Машинопись реванша
Социально-политический роман Николая Иванова «Реки помнят свои берега» (М.; «Вече», 2021 г.) – хроника крушения державы и целой цивилизации. Формально повествование охватывает около четырех лет – с 1991-го по 1994-й, но у автора отношения со временем гибкие, и читателю, в общем, понятно: временной фон книги – девяностые как эпоха, т. е. календарные рамки вполне непринципиальны.
(Тем не менее, сделаю одно замечание – памятник Феликсу Дзержинскому на Лубянке свалили вечером 22 августа 1991 г., а не днем 19-го, как в романе. Символика распада – символикой, но конкретика в таких вещах всегда убедительнее).
Принципиальны лейтмотивы, чрезвычайно характерные как для времени, так и для искусства, наиболее адекватно его отразившего – как правило, патриотического направления – дело тут в болезненности и глубине переживания. Прежде всего война, тюрьма, предательство, сиротство, отравленный лес (чернобыльская история с географией), сгоревший дом, возникновение новых государственных границ и предчувствие братоубийства.
Изнасилование чистой и светлой девушки подонками и появление народного мстителя, с почти немедленным и неминуемым возмездием (как бывало у Виктора Астафьева в «Людочке», у Валентина Распутина в повести «Мать Ивана, дочь Ивана», и, понятно, в «Ворошиловском стрелке» Станислава Говорухина). Спецслужбист и спецназовец (бывших не бывает, эта банальная констатация у Николая Иванова приобретает круги и скрипы колеса сансары), супергерой в центре повествования, с его боевыми навыками, приключениями и подругами, недополученными наградами погибшего государства, повышениями в звании и падениями на социальное днище – тут, естественно, вспоминается «семикнижие» Александра Проханова и огромный корпус тогдашнего развлекательного чтива. Николай Иванов определяет своего Егора Буерашина как «разведзверя», с некоторым даже мистическим оттенком.
Родимые пятна известной традиции можно перечислять и дальше, но интереснее обозначить, где традиционный (и даже традиционалисткий) роман о «проклятом времени» вдруг меняет регистр, и мы оказывается в новом, во многом неожиданном литературном пространстве.
Ключ отчасти в названии и том подтексте, которое этим афоризмом взрыхляется. Реки, безусловно, помнят свои берега, но и в одну реку нельзя войти дважды: Иванов в какой-то момент (и момент понятен – впечатляюще описанные события Беловежского сговора, увиденные глазами Егора – на тот момент сотрудника ельцинской СБ и машинистки сельсовета Евгении Андреевны, привезенной печатать печально знаменитое Соглашение, убившее СССР) сообщает роману историческое измерение, и «Реки» из долгого социально-бытового очерка, набора запоздалых переживаний и рефлексий, становятся интересным жанровым экспериментом: романом о катастрофах ушедшей эпохи, написанном с позиций сегодняшнего дня. Своего рода романом-реваншем, сведением исторических счетов.
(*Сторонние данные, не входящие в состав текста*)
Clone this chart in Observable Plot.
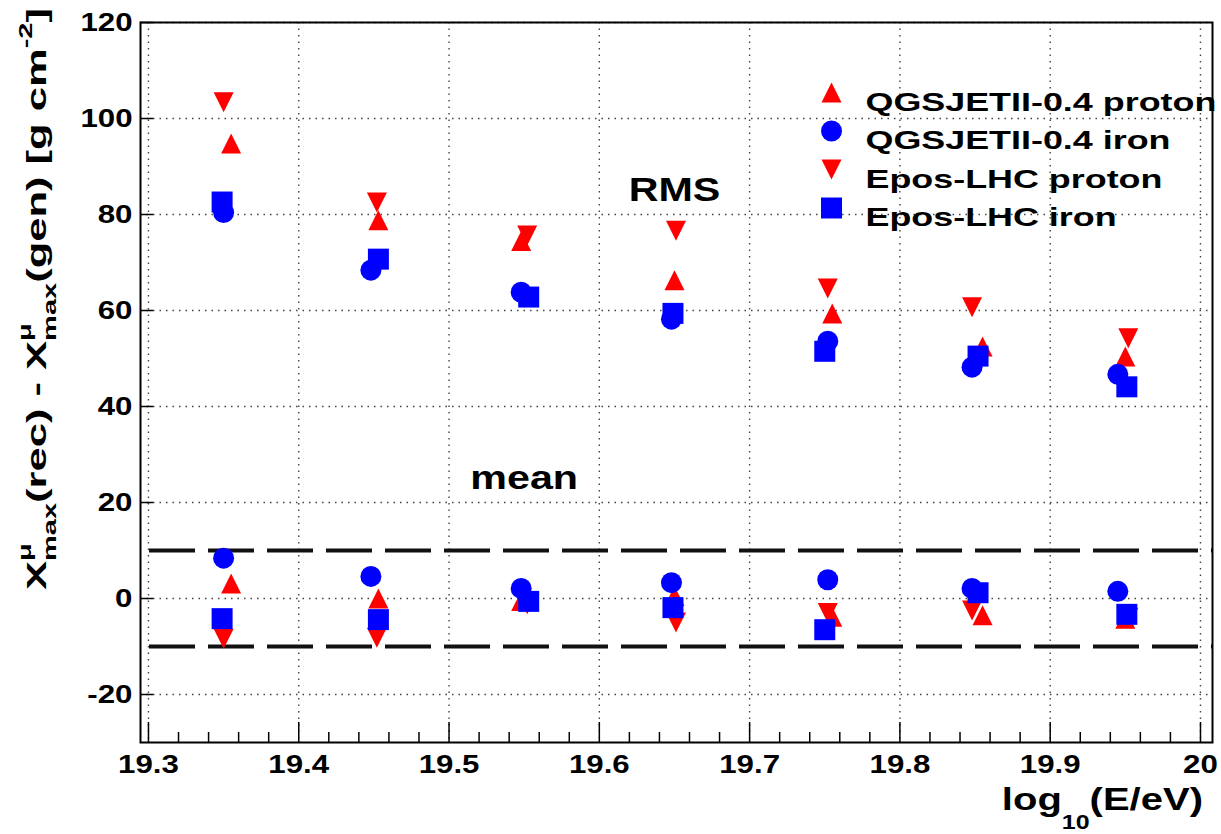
<!DOCTYPE html>
<html>
<head>
<meta charset="utf-8">
<script src="https://cdn.jsdelivr.net/npm/d3@7"></script>
<script src="https://cdn.jsdelivr.net/npm/@observablehq/plot@0.6"></script>
<style>
  html, body { margin: 0; padding: 0; background: #fff; }
  #chart svg { display: block; }
</style>
</head>
<body>
<div id="chart"></div>
<script>
// Energy bins (log10(E/eV)) per simulation set; each set is drawn slightly offset
const qgsProtonX  = [19.355, 19.453, 19.548, 19.650, 19.755, 19.855, 19.950];
const qgsIronX    = [19.350, 19.448, 19.548, 19.648, 19.752, 19.848, 19.945];
const eposProtonX = [19.350, 19.452, 19.552, 19.651, 19.752, 19.848, 19.952];
const eposIronX   = [19.349, 19.453, 19.553, 19.649, 19.750, 19.852, 19.951];

// RMS of Xmax^mu(rec) - Xmax^mu(gen) [g cm^-2]
const qgsProtonRms  = [94.8, 78.8, 74.5, 66.3, 59.4, 52.5, 50.4];
const qgsIronRms    = [80.4, 68.4, 63.8, 58.2, 53.6, 48.2, 46.7];
const eposProtonRms = [103.4, 82.5, 75.6, 76.6, 64.6, 60.7, 54.2];
const eposIronRms   = [82.6, 70.7, 62.8, 59.4, 51.5, 50.5, 44.1];

// Mean of Xmax^mu(rec) - Xmax^mu(gen) [g cm^-2]
const qgsProtonMean  = [3.1, 0.0, -0.5, 0.5, -3.8, -3.5, -4.2];
const qgsIronMean    = [8.4, 4.6, 2.1, 3.3, 3.9, 2.1, 1.5];
const eposProtonMean = [-8.4, -8.2, -1.2, -5.0, -3.0, -2.5, -4.0];
const eposIronMean   = [-4.2, -4.4, -0.6, -1.9, -6.5, 1.2, -3.3];

// Axis ticks and labels
const xMajorTicks = [19.3, 19.4, 19.5, 19.6, 19.7, 19.8, 19.9, 20];
const xTickLabels = ["19.3", "19.4", "19.5", "19.6", "19.7", "19.8", "19.9", "20"];
const yTicks = [-20, 0, 20, 40, 60, 80, 100, 120];
const yTickLabels = ["-20", "0", "20", "40", "60", "80", "100", "120"];
const meanBand = [-10, 10];

const annotations = [
  {label: "RMS", x: 19.65, y: 85},
  {label: "mean", x: 19.55, y: 25}
];

const FONT = "'Liberation Sans', Arial, Helvetica, sans-serif";
const RED = "#ff0000";
const BLUE = "#0000ff";
const TEXT_STRETCH = 1.25;
const LEGEND_STRETCH = 1.38;

// Marker shapes with the centre of the bounding box on the data point
const triangleUp = {
  draw(ctx, size) {
    const r = Math.sqrt(size / Math.PI);
    ctx.moveTo(0, -r);
    ctx.lineTo(r, r);
    ctx.lineTo(-r, r);
    ctx.closePath();
  }
};
const triangleDown = {
  draw(ctx, size) {
    const r = Math.sqrt(size / Math.PI);
    ctx.moveTo(0, r);
    ctx.lineTo(r, -r);
    ctx.lineTo(-r, -r);
    ctx.closePath();
  }
};
const squareBox = {
  draw(ctx, size) {
    const r = Math.sqrt(size / Math.PI);
    ctx.rect(-r, -r, 2 * r, 2 * r);
  }
};

const series = {
  qgsProton:  {label: "QGSJETII-0.4 proton", x: qgsProtonX,  rms: qgsProtonRms,  mean: qgsProtonMean,  symbol: triangleUp,   r: 10,   fill: RED},
  qgsIron:    {label: "QGSJETII-0.4 iron",   x: qgsIronX,    rms: qgsIronRms,    mean: qgsIronMean,    symbol: "circle",     r: 10.5, fill: BLUE},
  eposProton: {label: "Epos-LHC proton",     x: eposProtonX, rms: eposProtonRms, mean: eposProtonMean, symbol: triangleDown, r: 10,   fill: RED},
  eposIron:   {label: "Epos-LHC iron",       x: eposIronX,   rms: eposIronRms,   mean: eposIronMean,   symbol: squareBox,    r: 10.5, fill: BLUE}
};
const drawOrder = ["qgsProton", "eposProton", "eposIron", "qgsIron"];
const legendOrder = ["qgsProton", "qgsIron", "eposProton", "eposIron"];

function rows(s) {
  return s.x.flatMap((x, i) => [
    {x, y: s.rms[i], stat: "RMS"},
    {x, y: s.mean[i], stat: "mean"}
  ]);
}

const xMinorTicks = d3.range(0, 36)
  .map(i => Math.round((19.3 + i * 0.02) * 100) / 100)
  .filter(v => !xMajorTicks.some(t => Math.abs(t - v) < 1e-9));

const dataMarks = drawOrder.map(key => {
  const s = series[key];
  return Plot.dot(rows(s), {x: "x", y: "y", symbol: s.symbol, r: s.r, fill: s.fill, stroke: "none"});
});

const legendMarks = legendOrder.flatMap((key, i) => {
  const s = series[key];
  const dy = 70 + i * 38.5;
  return [
    Plot.dot([s.label], {frameAnchor: "top-right", dx: -381, dy, symbol: s.symbol, r: s.r, fill: s.fill, stroke: "none"}),
    Plot.text([s.label], {text: d => d, frameAnchor: "top-right", dx: -347, dy, textAnchor: "start",
      fontSize: 26, fontWeight: "bold", fill: "#000", className: "legend-label"})
  ];
});

const chart = Plot.plot({
  width: 1221,
  height: 834,
  marginLeft: 140,
  marginRight: 9,
  marginTop: 22,
  marginBottom: 92,
  style: {fontFamily: FONT, background: "#fff", color: "#000"},
  x: {domain: [19.2947, 20.008]},
  y: {domain: [-30, 120]},
  marks: [
    Plot.gridX({ticks: xMajorTicks, stroke: "#444", strokeOpacity: 1, strokeWidth: 1.4, strokeDasharray: "1.5,5"}),
    Plot.gridY({ticks: yTicks, stroke: "#444", strokeOpacity: 1, strokeWidth: 1.4, strokeDasharray: "1.5,5"}),
    Plot.ruleY(meanBand, {stroke: "#111", strokeWidth: 4, strokeDasharray: "46,13", strokeDashoffset: 50}),
    Plot.ruleX(xMajorTicks, {insetTop: 700, stroke: "#000", strokeWidth: 1.5}),
    Plot.ruleX(xMinorTicks, {insetTop: 710, stroke: "#000", strokeWidth: 1.5}),
    Plot.ruleY(yTicks, {insetRight: 1059, stroke: "#000", strokeWidth: 1.5}),
    ...dataMarks,
    Plot.text(annotations, {x: "x", y: "y", text: "label", fontSize: 33, fontWeight: "bold", fill: "#000"}),
    ...legendMarks,
    Plot.axisX({ticks: xMajorTicks, tickSize: 0, tickPadding: 13,
      tickFormat: d => xTickLabels[xMajorTicks.findIndex(t => Math.abs(t - d) < 1e-9)],
      fontSize: 25, fontWeight: "bold", label: null}),
    Plot.axisY({ticks: yTicks, tickSize: 0, tickPadding: 8,
      tickFormat: d => yTickLabels[yTicks.indexOf(d)],
      fontSize: 25, fontWeight: "bold", label: null}),
    Plot.frame({stroke: "#000", strokeWidth: 2})
  ]
});

document.getElementById("chart").appendChild(chart);

// Wide bold lettering: stretch every label along its writing direction
chart.querySelectorAll("text").forEach(t => {
  const isLegend = t.closest(".legend-label") !== null;
  const k = isLegend ? LEGEND_STRETCH : TEXT_STRETCH;
  const tr = t.getAttribute("transform") || "";
  t.setAttribute("transform", `${tr} scale(${k},1)`);
});

// Rich-text titles with sub/superscripts laid out run by run
function richText(svg, runs) {
  const g = svg.append("g")
    .attr("font-family", FONT)
    .attr("font-weight", "bold")
    .attr("text-anchor", "start")
    .attr("fill", "#000");
  let cursor = 0, lastStart = 0;
  for (const run of runs) {
    const start = run.overlay ? lastStart : cursor;
    const el = g.append("text")
      .attr("x", start)
      .attr("y", run.dy || 0)
      .attr("font-size", run.size)
      .text(run.text);
    const w = el.node().getComputedTextLength();
    cursor = run.overlay ? Math.max(cursor, start + w) : start + w;
    lastStart = start;
  }
  return {g, width: cursor};
}

const svg = d3.select(chart);

// x-axis title: log10(E/eV), right-aligned under the axis
const xTitle = richText(svg, [
  {text: "log", size: 32},
  {text: "10", size: 20, dy: 19},
  {text: "(E/eV)", size: 32}
]);
xTitle.g.attr("transform", `translate(${1203 - xTitle.width * TEXT_STRETCH},810) scale(${TEXT_STRETCH},1)`);

// y-axis title, rotated, spanning the upper part of the left margin
const yTitle = richText(svg, [
  {text: "X", size: 27},
  {text: "max", size: 18, dy: 10},
  {text: "\u03bc", size: 18, dy: -15, overlay: true},
  {text: "(rec) - X", size: 27},
  {text: "max", size: 18, dy: 10},
  {text: "\u03bc", size: 18, dy: -15, overlay: true},
  {text: "(gen) [g cm", size: 27},
  {text: "-2", size: 18, dy: -14},
  {text: "]", size: 27}
]);
const yTitleLength = 582;
yTitle.g.attr("transform", `translate(46,590) rotate(-90) scale(${yTitleLength / yTitle.width},1)`);
</script>
</body>
</html>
К чести автора (а может, и к половинчатости случившегося реванша) и вопреки патриотической линии в беллетристике – нет у него никакого намека на неизбежные в грядущем «месть и закон», объемы и градации возмездия. Так, один из самых неприятных персонажей – фермер Борис Сергованцев – явно имеет серьезные карьерные перспективы (в отличие от положительных героев) – и нынешние времена, похоже, встретил в степенях известных – губернаторских или сенаторских. Николай Иванов, кстати, преуспев в идеализации персонажей положительных, отнюдь не спешит демонизировать отрицательных. Изобразить так, чтобы запомнили (суетливые волосатые пальцы милицейского участкового Околелова) – это да, но ненавидеть до пропажи аппетита – лишнее. Зло банально и обыденно. Даже Ельцин с окружением из младореформаторов – не инфернальные злодеи, невесть откуда случившиеся чужие, а шайка одуревших от свалившейся власти обывателей, еще вполне типических и советских…
Написан роман неровно. Сильные и пронзительные куски, где высокая патетика перемежается сатирой, соседствуют с целыми страницами, заполненными «белым шумом», неуместной метафорикой в псевдофольклорном духе, и олеографическими персонажами, знакомыми по советской же сериально-пасторальной прозе. Впрочем, при хорошей экранизации, недостатки эти не то, чтобы исчезнут, но спокойно лягут в ностальгический формат.
Мощный символ упомянутого сведения исторических счетов и возвращения в берега – в финале, когда сельская девочка-подросток Анька печатает свои первые литературные опыты на синей «Оптиме», той самой, на которой работала Евгения Андреевна в Беловежье.
Роман-реванш, рискну заняться литературной футурологией, сейчас жанр перспективный, а в скором будущем станет влиятельным.